Poetry, Plays, and Poncy D*****rs (Good Morning!)

Yesterday I managed some serious work. I finished Chapter VIII of the fairy tale, which means that I'm starting Chapter IX today, and that I'm two chapters away from finishing the entire poem. I'd shout "woohoo!" except that I'm already, slightly, mourning the end of this insane project. I've pulled my hair out for months over this poem, and now that I'm faced with the prospect of not having to write the poem . . . I feel a little lonely. Does that make sense? I'm not gonna go all Tori Amos on you and start talking about my poems like they were people, but lonely is the word I want to use. Of course, this is typical of me: thinking so far in advance about something that I'm saddened by the prospect of it ending WHILE I'M STILL IN THE PROCESS OF EFFING WRITING IT.

And I have two more chapters to go, which will be no small amount of work, particularly since the last chapter is a definite three-part-er.

Also, yesterday, I managed to pick up again, for maybe the thirty-third time this sabbatical, Plays Two by Glyn Maxwell and finish "Broken Journey," which is his verse play based on/adapted from Kurosawa's Rashomon and a short story by Ryunosuke Akutagawa. As is the case with A.R. Ammon's A Coast of Trees, I keep misplacing the book and then wanting to reread everything because it's been so long since I actually glanced at the pages. (I have some serious clutter problems in my house. I need a sabbatical just for Conquering Clutter. Or maybe those Hoarder's people should pay me a visit.)

Anyway, I have a long list of verse drama I made for myself before I began my sabbatical, and there are two questions I want answered through reading all of it: "Why write a play in verse?" and "What makes a verse drama less a play-in-prose and more poetry?" Maxwell's "Broken Journey" answers this question pretty well. It begins with a monologue that has its clever moments, twists in the language, and does manage to stay in iambic pentameter when you examine the monologue as a whole (the first 10 lines of the play feature 4 lines that have more substitutions than iambs, so it can throw you off if you're scanning and expecting pure blank verse). But then there are other monologues, other moments in the play, notably the ones spoken by Chloe, that come across as poetry, and not just metrical speech. This was so cool to experience -- in a totally dorky way -- the moments when you're reading the play and all of a sudden you realize, "hey, I'm in the middle of a poem!"

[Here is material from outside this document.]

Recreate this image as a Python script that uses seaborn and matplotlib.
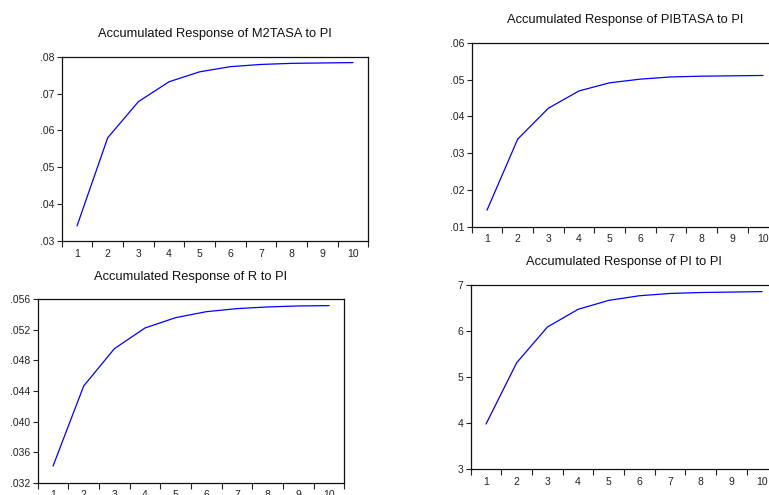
import numpy as np
import pandas as pd
import matplotlib
matplotlib.use("Agg")
import matplotlib.pyplot as plt
from matplotlib.ticker import FuncFormatter, FixedLocator
import seaborn as sns

# Accumulated impulse responses to a PI shock, periods 1-10
periods = [1, 2, 3, 4, 5, 6, 7, 8, 9, 10]
resp_m2tasa = [0.0341, 0.0580, 0.0678, 0.0732, 0.0759, 0.0773, 0.0779, 0.0782, 0.0783, 0.0784]
resp_pibtasa = [0.0145, 0.0338, 0.0422, 0.0469, 0.0491, 0.0501, 0.0507, 0.0509, 0.0510, 0.0511]
resp_r = [0.03418, 0.04466, 0.04954, 0.05225, 0.05360, 0.05438, 0.05478, 0.05500, 0.05513, 0.05517]
resp_pi = [3.976, 5.307, 6.081, 6.465, 6.660, 6.760, 6.810, 6.830, 6.840, 6.850]

titles = [
    "Accumulated Response of M2TASA to PI",
    "Accumulated Response of PIBTASA to PI",
    "Accumulated Response of R to PI",
    "Accumulated Response of PI to PI",
]

sns.set_style("white")
plt.rcParams["font.family"] = ["Liberation Sans", "DejaVu Sans"]

W, H = 769, 495
fig = plt.figure(figsize=(W / 100, H / 100), dpi=100)


def px_axes(left, top, right, bottom):
    return fig.add_axes([left / W, 1 - bottom / H, (right - left) / W, (bottom - top) / H])


def drop_zero(fmt):
    def f(v, pos):
        s = fmt.format(v)
        if s.startswith("0."):
            s = s[1:]
        return s
    return FuncFormatter(f)


panels = [
    (px_axes(61.7, 56.7, 368.4, 241.0), resp_m2tasa, (0.03, 0.08), np.arange(0.03, 0.0801, 0.01), "{:.2f}"),
    (px_axes(471.7, 42.7, 778.4, 226.7), resp_pibtasa, (0.01, 0.06), np.arange(0.01, 0.0601, 0.01), "{:.2f}"),
    (px_axes(37.7, 299.3, 344.4, 482.7), resp_r, (0.032, 0.056), np.arange(0.032, 0.05601, 0.004), "{:.3f}"),
    (px_axes(470.7, 284.7, 777.4, 469.0), resp_pi, (3, 7), np.arange(3, 7.01, 1), "{:.0f}"),
]

for (ax, vals, ylim, yt, fmt), title in zip(panels, titles):
    df = pd.DataFrame({"period": periods, "response": vals})
    sns.lineplot(data=df, x="period", y="response", ax=ax, color="#0000ff", linewidth=0.9)
    ax.set_xlim(0.5, 10.5)
    ax.set_ylim(*ylim)
    ax.set_xlabel("")
    ax.set_ylabel("")
    ax.set_title(title, fontsize=9.3, pad=14, color="#111111")
    # integer labels without marks, separator marks at the half periods
    ax.xaxis.set_major_locator(FixedLocator(periods))
    ax.xaxis.set_minor_locator(FixedLocator(np.arange(0.5, 10.6, 1)))
    ax.tick_params(axis="x", which="major", length=0, pad=5.5, labelsize=7.5, colors="#222222")
    ax.tick_params(axis="x", which="minor", length=4, width=0.8, direction="out", colors="#222222", bottom=True)
    ax.set_yticks(yt)
    ax.yaxis.set_major_formatter(drop_zero(fmt))
    ax.tick_params(axis="y", which="major", length=3.5, width=0.8, direction="out", pad=2,
                   labelsize=7.5, colors="#222222", left=True)
    for sp in ax.spines.values():
        sp.set_visible(True)
        sp.set_color("#111111")
        sp.set_linewidth(0.9)

fig.savefig("out.png", dpi=100)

My biggest criticism would be that there seemed to be fewer "poem" moments when there was dialogue, but this may be an invalid criticism considering the following:

1) I've read the play only once and that's simply a first impression. Further study of the dialogue may, of course, result in the discovery of more "poetry" moments
2) I suspect that creating a poem constructed from two very different voices -- and in particular, creating a lyric poem, or a lyric moment within a narrative poem -- is extremely difficult to pull off. After all, for the play to be a successful play, different characters need to have very different voices. So . . . how does one create a successful contrast between lines of dialogue while maintaining a lyric intensity and cohesiveness?

I want to be able to do the latter in my own verse drama. So I'm searching for good models. Shakespeare, of course, is one of them, but I'm looking to the Modernists and later for examples. Something with more contemporary language, and with the fragmented approach and attitudes of Modernist and post-Modernist and post-post-Modernist or whatever-the-fuck-you-want-to-label-crap-written-between-1920-and-now.

In the earlier part of my sabbatical I read books of poetry or books of criticism focused almost wholly on metrical verse. Now I'm going to move into reading verse drama as I begin to write it, and I'm totally psyched at the prospect. (I cannot, cannot, stomach writers who claim not to read while they're writing, particularly those who "don't want to be influenced." What a bunch of poncy douche-ers.)

(Er, sorry about the language. Poncy douche-ers get me all riled up.)

And late last night, just after I'd finished reading "Broken Journey" and before I went to bed, I was struck with a couple of thoughts about how to construct my own verse drama, which I dutifully jotted down and will be adding to the collection of notes I'm amassing as "evidence" of my sabbatical work. Also, I need to jot things down because, if I don't, there's a 99.9% chance I'm going to forget it. My brain forgets good ideas almost as easily as it dismisses the fluffy, insubstantial ones.

Now I'm off to begin herding my children into breakfast mode and getting-dressed-for-school mode, as well as brush-your-teeth-without-poking-hitting-or-otherwise-annoying-each-other mode and get-in-the-car-we're-late mode. It's a lot like herding cats, only with much more futile screaming, and tears. Many tears. (Not from them; from me.)